Once initially established, a pyroclastic dam's continued longevity remains a balance between its slowly consolidating hardness and toughness, and the amount and velocity of flowing water's erosive capacity to remove it from its outset. Unconsolidated tephra is quickly moved by precipitation and flowing water in drainages, at times creating a lahar. Upstream of the dam this material would rapidly accumulate to fill the lake, and downstream it would tend to erode its slopes and base. The often rapid accumulation of unconsolidated pyroclastic material on steep sideslopes tends to be inherently unstable over time; pyroclastic dams may be emplaced by the landsliding of such material into rivers and streams. Pyroclastic material, given sufficient time to consolidate or 'weld' into hard rock, produce assemblages variously classified as ignimbrites, variously brecciated or agglomerated, along with various types of tuffs and volcanic ash, and are mostly of felsic composition.
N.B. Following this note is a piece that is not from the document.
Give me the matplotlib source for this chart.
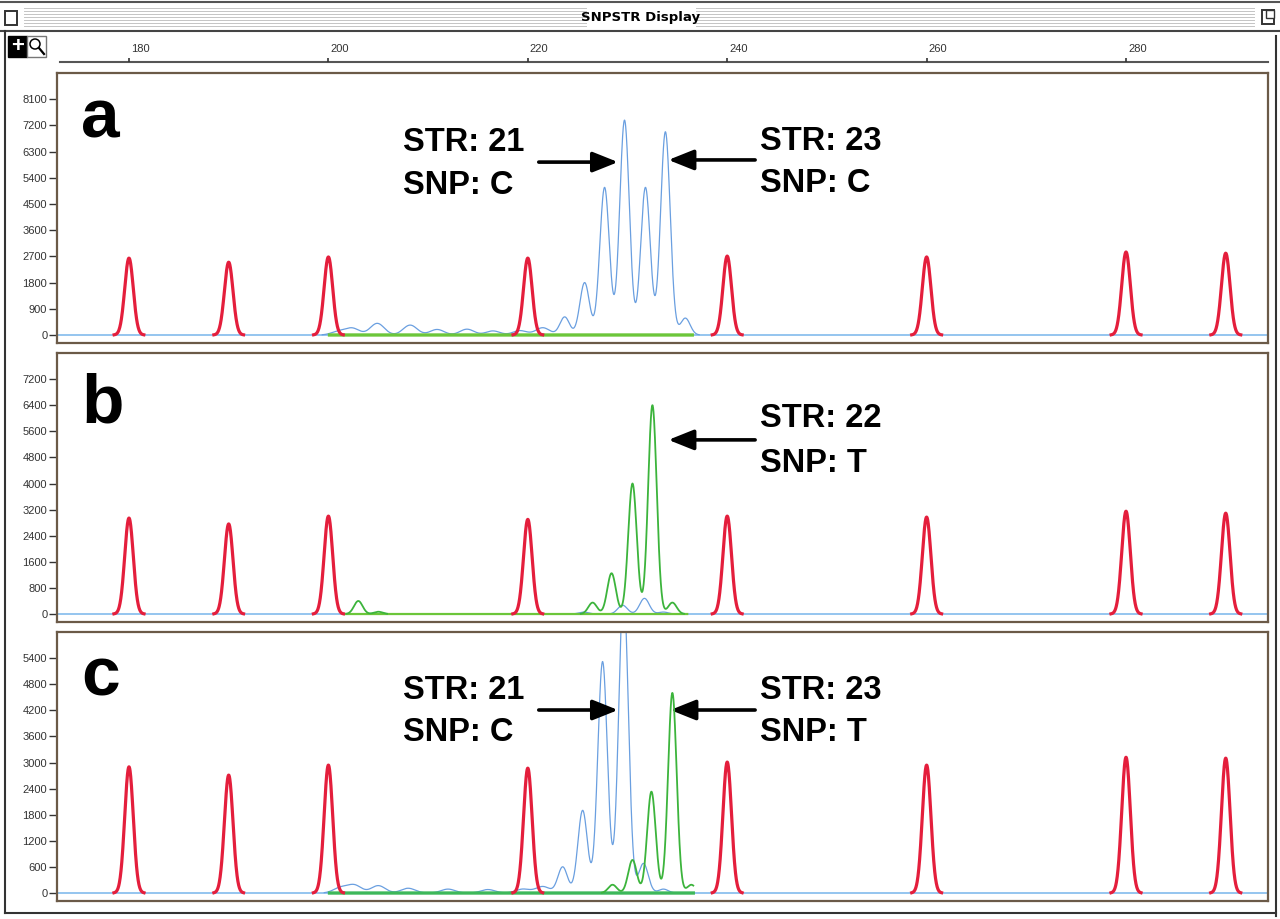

While evidence of pyroclastic dams occur within the geologic record, they are best known and studied in relation to recent and current volcanic eruptions. Examples world-wide include associations with El Chichon in Mexico, and the Karymsky Volcano in Russia. The caldera lake associated with Taal Volcano, which was previously open to the East China Sea was permanently closed by a pyroclastic dam during the 1749 eruption, and remains in equilibrium at a higher level to this day, while the pyroclastic dam comprising the low rim of crater Lake Nyos in Cameroon is considered less stable.